EXERCISE:
Only the lines from the start of the data through the line with "const hrcTicks = [55, 60, 65, 70];" belong in the copy. Restate them word for word, minus the pictures.

RECORDED DATA:

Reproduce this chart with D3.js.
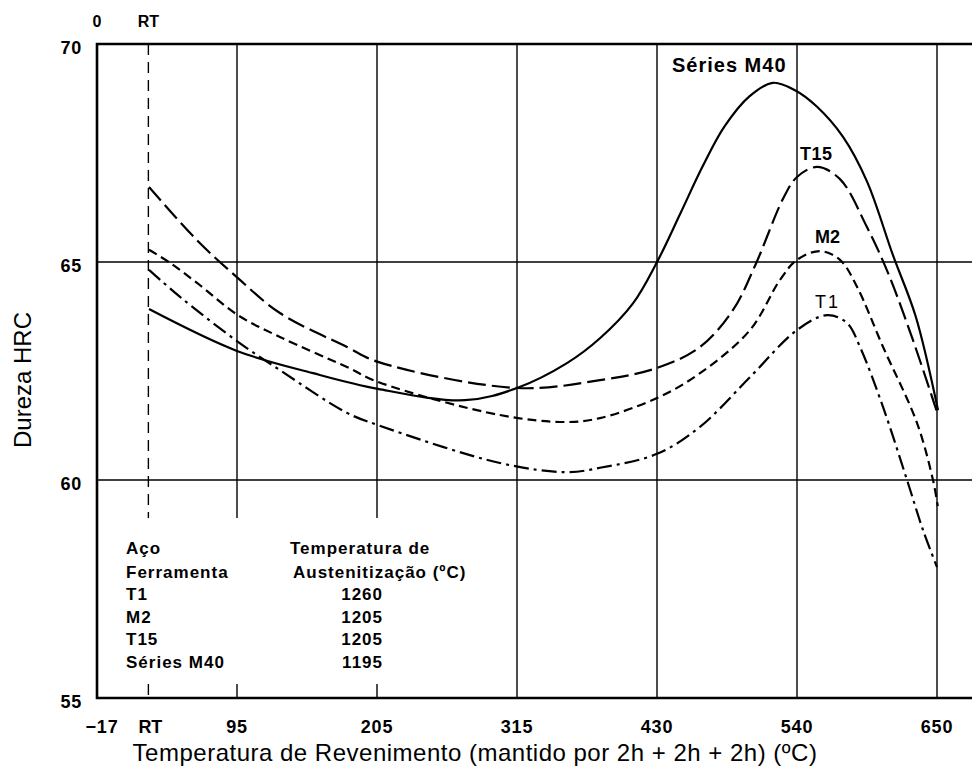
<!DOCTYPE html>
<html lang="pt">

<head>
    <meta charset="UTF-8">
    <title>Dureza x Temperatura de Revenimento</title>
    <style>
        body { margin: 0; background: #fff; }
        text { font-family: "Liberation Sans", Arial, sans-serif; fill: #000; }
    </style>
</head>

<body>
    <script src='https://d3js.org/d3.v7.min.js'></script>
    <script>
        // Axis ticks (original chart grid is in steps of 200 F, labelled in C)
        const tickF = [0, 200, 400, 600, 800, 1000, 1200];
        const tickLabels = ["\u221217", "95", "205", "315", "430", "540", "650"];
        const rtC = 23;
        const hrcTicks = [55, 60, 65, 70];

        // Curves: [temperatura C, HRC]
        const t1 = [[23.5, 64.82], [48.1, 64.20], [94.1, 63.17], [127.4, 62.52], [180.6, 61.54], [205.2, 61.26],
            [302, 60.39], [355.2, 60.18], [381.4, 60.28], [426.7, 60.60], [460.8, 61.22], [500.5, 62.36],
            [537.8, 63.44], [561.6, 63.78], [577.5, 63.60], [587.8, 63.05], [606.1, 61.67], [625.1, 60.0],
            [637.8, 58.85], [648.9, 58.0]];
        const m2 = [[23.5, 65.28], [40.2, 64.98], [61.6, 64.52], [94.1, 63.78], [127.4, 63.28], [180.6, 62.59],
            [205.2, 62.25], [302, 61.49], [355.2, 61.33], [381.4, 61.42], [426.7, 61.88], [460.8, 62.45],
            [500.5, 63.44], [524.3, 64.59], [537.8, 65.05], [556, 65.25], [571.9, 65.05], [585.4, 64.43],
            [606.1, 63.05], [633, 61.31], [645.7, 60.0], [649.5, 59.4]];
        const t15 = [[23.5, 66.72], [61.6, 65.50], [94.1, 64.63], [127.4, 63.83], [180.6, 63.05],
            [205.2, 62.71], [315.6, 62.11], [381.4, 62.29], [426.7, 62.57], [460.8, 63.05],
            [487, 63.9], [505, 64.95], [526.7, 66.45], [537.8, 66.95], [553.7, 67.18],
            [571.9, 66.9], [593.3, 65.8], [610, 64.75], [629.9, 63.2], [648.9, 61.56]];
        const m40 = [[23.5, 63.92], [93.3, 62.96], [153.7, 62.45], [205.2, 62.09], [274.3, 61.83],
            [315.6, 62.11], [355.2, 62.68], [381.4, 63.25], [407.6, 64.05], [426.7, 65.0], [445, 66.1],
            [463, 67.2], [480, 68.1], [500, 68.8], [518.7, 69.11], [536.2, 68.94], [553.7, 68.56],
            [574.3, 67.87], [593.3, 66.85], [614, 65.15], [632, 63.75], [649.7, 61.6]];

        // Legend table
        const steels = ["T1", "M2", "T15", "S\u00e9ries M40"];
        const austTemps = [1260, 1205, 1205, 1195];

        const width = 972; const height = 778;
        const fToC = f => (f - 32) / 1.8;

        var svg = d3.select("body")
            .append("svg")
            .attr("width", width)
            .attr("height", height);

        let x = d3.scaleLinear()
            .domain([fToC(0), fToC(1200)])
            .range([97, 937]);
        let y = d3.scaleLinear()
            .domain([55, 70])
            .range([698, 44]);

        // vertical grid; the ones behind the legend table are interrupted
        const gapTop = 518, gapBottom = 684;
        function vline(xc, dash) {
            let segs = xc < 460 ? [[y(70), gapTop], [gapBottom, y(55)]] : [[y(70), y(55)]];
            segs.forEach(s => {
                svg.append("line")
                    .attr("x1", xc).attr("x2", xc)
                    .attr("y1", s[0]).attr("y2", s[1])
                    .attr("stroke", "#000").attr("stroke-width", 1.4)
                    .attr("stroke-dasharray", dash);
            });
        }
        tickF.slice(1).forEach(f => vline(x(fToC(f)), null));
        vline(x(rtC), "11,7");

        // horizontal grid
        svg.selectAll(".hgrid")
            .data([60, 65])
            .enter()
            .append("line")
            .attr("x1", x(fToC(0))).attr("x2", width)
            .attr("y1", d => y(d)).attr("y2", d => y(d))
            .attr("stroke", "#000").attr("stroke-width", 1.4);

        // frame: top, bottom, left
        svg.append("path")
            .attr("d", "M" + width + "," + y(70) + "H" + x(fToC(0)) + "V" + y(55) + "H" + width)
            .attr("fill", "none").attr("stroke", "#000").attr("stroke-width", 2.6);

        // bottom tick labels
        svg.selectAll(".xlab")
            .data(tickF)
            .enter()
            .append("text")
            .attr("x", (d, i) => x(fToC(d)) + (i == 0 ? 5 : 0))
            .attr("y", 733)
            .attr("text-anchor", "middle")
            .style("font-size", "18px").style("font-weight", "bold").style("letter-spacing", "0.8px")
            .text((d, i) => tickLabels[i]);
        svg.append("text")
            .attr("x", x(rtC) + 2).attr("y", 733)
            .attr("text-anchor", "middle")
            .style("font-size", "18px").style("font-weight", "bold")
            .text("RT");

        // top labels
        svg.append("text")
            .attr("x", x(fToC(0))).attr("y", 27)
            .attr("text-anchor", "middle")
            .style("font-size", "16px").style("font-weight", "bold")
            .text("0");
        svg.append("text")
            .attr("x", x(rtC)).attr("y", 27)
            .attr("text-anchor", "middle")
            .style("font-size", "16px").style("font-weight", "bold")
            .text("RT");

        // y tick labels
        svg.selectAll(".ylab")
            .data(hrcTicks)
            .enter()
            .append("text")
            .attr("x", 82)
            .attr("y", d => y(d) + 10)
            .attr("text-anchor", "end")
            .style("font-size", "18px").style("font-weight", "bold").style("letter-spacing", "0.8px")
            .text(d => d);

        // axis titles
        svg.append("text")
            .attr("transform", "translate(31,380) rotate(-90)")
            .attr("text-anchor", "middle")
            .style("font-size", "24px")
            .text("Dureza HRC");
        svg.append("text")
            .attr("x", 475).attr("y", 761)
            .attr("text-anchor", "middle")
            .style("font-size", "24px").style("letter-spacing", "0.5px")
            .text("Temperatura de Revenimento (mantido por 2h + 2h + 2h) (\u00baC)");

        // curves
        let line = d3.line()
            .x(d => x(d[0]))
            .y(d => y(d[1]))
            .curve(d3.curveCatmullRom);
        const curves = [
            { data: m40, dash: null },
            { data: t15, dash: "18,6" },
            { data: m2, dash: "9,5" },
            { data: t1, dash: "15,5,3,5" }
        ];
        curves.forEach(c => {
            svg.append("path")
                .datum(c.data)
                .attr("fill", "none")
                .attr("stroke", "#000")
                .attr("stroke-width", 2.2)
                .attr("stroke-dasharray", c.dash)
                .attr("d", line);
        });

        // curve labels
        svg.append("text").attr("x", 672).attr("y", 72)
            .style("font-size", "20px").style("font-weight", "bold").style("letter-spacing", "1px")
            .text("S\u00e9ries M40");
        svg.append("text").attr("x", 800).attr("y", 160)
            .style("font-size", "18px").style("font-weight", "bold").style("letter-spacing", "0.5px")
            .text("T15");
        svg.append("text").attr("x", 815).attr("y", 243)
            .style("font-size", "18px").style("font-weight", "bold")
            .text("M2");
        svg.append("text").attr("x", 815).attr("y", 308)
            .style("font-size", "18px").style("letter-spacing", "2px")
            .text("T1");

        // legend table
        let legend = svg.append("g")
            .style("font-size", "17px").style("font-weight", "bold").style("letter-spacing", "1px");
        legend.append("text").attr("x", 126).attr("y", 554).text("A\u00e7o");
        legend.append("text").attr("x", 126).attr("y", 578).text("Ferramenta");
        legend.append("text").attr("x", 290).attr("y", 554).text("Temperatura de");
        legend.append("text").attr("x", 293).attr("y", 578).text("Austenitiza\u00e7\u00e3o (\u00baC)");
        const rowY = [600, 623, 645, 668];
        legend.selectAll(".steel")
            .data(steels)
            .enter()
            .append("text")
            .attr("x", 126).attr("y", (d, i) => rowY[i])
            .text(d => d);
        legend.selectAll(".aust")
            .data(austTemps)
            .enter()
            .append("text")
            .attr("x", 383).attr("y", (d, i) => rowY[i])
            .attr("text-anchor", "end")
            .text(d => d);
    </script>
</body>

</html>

RESPONSE TO THE TASK:
Reproduce this chart with D3.js.
<!DOCTYPE html>
<html lang="pt">

<head>
    <meta charset="UTF-8">
    <title>Dureza x Temperatura de Revenimento</title>
    <style>
        body { margin: 0; background: #fff; }
        text { font-family: "Liberation Sans", Arial, sans-serif; fill: #000; }
    </style>
</head>

<body>
    <script src='https://d3js.org/d3.v7.min.js'></script>
    <script>
        // Axis ticks (original chart grid is in steps of 200 F, labelled in C)
        const tickF = [0, 200, 400, 600, 800, 1000, 1200];
        const tickLabels = ["\u221217", "95", "205", "315", "430", "540", "650"];
        const rtC = 23;
        const hrcTicks = [55, 60, 65, 70];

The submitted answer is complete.